Removing Barriers to Facilitate Efficient Water Markets in the Murray Darling Basin – A Case Study from Australia
2009
Water markets have been seen as an effective way of addressing water scarcity and allocation issues. In this paper we discuss the role and characteristics of water markets in facilitating efficient water allocation. Administrative, regulatory and/or political barriers to effective functioning of water markets are reviewed with a focus on southern Murray-Darling Basin in Australia. A mathematical model is developed to estimate the costs of existing restrictions and the benefits from potential changes in the water markets (eg. removing barriers in temporary water market). The modelling results reveal that when expanding trade from intraregional only to interregional trade, mean annual net returns increased from $2,502 million to $2,590 million (i.e. an increase of $88 million).

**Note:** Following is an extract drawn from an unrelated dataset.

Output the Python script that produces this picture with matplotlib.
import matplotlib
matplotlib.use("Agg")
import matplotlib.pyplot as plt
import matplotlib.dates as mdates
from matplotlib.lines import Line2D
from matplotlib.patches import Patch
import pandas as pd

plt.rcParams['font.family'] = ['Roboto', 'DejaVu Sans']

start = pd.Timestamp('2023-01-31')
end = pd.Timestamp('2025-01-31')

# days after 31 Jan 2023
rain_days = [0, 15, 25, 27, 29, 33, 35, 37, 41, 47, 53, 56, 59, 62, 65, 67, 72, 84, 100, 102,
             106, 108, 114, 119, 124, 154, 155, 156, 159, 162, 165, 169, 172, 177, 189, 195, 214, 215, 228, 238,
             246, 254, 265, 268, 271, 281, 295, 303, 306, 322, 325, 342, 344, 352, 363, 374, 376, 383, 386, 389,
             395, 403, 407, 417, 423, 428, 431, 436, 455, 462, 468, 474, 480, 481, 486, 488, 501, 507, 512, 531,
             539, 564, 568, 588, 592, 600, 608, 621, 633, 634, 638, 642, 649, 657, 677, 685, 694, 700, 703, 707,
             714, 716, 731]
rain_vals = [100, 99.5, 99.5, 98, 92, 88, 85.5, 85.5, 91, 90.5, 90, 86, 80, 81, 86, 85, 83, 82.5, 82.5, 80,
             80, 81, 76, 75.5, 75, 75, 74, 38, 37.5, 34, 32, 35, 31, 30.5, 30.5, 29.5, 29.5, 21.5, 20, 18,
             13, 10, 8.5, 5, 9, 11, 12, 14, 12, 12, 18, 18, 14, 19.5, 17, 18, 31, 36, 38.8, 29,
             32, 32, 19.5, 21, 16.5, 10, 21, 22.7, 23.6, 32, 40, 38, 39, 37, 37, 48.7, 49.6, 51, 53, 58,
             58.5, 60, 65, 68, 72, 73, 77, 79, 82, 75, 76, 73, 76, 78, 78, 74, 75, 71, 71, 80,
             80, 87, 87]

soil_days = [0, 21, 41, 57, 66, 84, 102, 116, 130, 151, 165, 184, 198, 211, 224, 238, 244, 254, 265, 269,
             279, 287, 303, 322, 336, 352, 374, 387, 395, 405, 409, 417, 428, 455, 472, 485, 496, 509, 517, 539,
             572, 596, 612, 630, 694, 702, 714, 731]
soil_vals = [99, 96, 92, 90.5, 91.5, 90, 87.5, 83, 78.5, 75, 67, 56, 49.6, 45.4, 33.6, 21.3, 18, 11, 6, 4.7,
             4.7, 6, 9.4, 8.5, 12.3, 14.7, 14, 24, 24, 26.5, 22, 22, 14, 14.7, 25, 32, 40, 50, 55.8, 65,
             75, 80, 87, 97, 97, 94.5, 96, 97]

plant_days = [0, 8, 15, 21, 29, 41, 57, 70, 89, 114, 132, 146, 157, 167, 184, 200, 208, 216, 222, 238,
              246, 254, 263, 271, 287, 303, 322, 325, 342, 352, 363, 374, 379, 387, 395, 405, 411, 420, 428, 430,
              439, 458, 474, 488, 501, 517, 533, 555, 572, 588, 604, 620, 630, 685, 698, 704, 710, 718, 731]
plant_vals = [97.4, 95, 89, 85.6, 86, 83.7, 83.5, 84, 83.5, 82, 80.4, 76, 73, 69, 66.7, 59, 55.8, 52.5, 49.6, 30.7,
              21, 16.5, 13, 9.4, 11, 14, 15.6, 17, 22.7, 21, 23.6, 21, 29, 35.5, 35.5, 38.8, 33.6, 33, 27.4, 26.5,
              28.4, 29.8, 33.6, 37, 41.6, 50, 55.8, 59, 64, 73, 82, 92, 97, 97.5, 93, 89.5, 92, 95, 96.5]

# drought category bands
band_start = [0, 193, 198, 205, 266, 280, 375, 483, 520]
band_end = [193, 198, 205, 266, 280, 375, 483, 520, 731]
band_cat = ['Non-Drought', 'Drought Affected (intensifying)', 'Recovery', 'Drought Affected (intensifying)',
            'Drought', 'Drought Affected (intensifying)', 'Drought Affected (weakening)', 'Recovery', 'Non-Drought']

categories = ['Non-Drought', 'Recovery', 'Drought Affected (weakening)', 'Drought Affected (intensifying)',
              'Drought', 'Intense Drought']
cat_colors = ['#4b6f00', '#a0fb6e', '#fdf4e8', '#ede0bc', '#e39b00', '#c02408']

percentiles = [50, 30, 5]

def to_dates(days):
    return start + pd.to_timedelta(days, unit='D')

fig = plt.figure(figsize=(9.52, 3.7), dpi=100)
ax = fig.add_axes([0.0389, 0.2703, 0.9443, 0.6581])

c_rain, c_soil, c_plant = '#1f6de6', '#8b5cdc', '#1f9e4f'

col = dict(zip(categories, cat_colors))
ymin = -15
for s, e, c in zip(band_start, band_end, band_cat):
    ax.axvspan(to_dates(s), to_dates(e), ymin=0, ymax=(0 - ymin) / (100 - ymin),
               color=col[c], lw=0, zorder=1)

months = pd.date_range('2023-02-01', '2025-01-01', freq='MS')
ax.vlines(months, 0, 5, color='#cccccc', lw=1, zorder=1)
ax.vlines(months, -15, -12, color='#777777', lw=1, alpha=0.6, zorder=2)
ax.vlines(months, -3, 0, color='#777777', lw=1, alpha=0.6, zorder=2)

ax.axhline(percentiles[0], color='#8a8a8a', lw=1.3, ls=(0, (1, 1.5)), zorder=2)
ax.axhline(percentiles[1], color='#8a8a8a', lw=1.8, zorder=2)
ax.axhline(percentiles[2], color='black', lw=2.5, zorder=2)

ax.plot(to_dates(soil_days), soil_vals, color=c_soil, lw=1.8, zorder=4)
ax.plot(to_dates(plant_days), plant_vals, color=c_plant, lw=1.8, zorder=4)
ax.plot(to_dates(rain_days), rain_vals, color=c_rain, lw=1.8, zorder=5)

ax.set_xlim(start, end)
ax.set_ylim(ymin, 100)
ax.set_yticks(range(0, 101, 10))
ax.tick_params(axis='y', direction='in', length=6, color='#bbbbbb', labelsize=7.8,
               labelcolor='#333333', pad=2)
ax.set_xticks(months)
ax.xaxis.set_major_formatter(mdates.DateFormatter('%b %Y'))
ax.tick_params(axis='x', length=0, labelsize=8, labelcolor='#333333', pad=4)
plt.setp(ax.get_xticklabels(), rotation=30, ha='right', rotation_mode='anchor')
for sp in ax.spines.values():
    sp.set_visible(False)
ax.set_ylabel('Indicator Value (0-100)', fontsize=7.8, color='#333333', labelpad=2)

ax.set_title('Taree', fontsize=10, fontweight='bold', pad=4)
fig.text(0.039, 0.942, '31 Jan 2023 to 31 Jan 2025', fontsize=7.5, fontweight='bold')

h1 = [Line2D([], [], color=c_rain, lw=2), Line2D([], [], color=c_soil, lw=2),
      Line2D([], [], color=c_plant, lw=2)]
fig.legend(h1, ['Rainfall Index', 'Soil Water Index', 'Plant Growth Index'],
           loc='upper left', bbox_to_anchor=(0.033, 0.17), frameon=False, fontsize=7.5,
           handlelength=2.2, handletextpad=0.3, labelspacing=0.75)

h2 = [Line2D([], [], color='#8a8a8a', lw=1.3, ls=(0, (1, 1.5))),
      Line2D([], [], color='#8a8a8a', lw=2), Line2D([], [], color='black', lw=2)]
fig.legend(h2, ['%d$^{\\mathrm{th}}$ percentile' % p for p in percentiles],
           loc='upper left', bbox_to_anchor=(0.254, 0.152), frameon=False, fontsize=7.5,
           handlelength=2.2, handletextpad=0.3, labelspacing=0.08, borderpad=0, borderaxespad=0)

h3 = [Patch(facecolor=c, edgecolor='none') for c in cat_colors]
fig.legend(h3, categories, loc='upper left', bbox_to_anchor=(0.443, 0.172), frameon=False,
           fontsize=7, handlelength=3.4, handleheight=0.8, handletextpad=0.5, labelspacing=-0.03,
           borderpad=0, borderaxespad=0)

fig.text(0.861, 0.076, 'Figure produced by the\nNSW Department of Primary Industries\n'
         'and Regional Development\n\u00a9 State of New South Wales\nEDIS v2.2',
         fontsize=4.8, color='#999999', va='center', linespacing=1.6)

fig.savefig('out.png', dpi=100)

When the current volume restrictions, exchange rates, and trading charges are in place, mean annual net returns reduced from $2,590 million to $2,573 million (i.e. a reduction of $17 million). The exclusion of any state from the interstate water trading market imposes significant costs. If South Australia, New South Wales or Victoria withdraws from the market, it reduces net returns by $27 million, $31 million and $63 million, respectively, from water trading. In conclusion, the policy implications on strategies to removing market barriers are outlined to facilitate efficient and effective water trading.